選手時代、コーチに生理のときは伝えていました。優しくしてほしいわけじゃなくて、今は動きが悪いけれど、生理が終わればまた動けるようになるとわかれば、トレーニングのスケジューリングがしやすいと思うので。もし試合と重なることがあっても、じゃあ淡い色の衣装は避けようか、みたいなことを話せるようになるので。自分の体の状況を知ってもらわないと、無理してケガにつながるかもしれないですから。

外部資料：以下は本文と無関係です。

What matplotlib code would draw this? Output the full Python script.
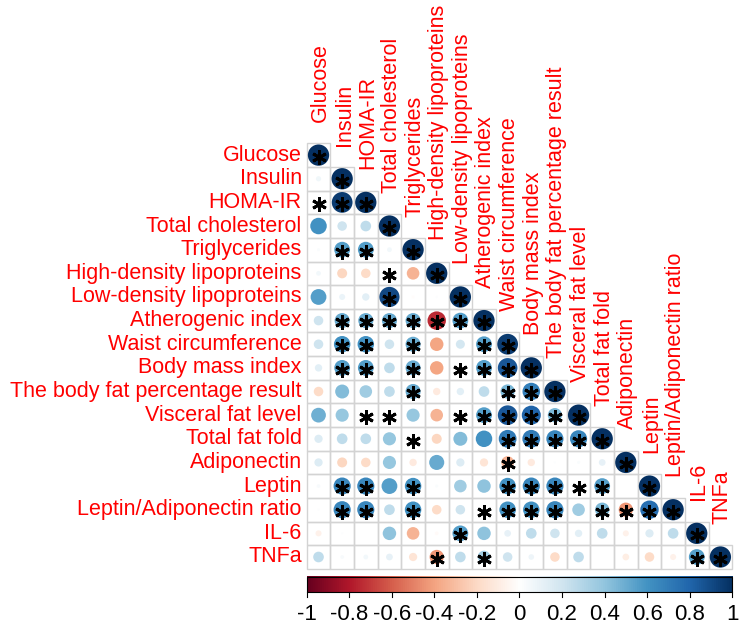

私自身はコーチが男性でも言える関係でしたが、言いづらい人もいるでしょうし、コーチとは別の角度からサポートできる女性がいることが大事かもしれません。私が所属していたスポーツクラブ(邦和スポーツランド)では、先生と選手である子どもたちと親を集めて、レディースクリニックの方を呼んで、生理について家庭でどうフォローするか、生理の仕組みを伝える講習を開いています。10代半ばまでは親のフォローが大切です。
自分だけで抱え込むより周りの人と共有できれば
審美性を問われるスポーツに関しては、成長することが悪という考えがどこかにあって、極めようとするとどこかに犠牲が出てしまう……私みたいに体調を崩す選手が出てきてほしくないですし、世の中の認識も変わらなきゃだめだなと思い、積極的に発信を始めました。
――発信後、周囲の反響はいかがでしたか?
生理について話したことが記事になったとき、男性の友人からも「恥ずかしながら全然知らなかった」と言われました。日本ではオブラートに包んで話しますが、生理があるから子どもが生まれるわけだし、あって当たり前のものなので、オープンになればいいと思います。
以前、アイスショーの楽屋で、「なんで生理前ってあんなに食べたくなるんだろうね」とスケーター同士で話したことがあったんです。みんなもそうなんだって安心できるし、自分だけで抱え込むより周りの人と共有できるといいですね。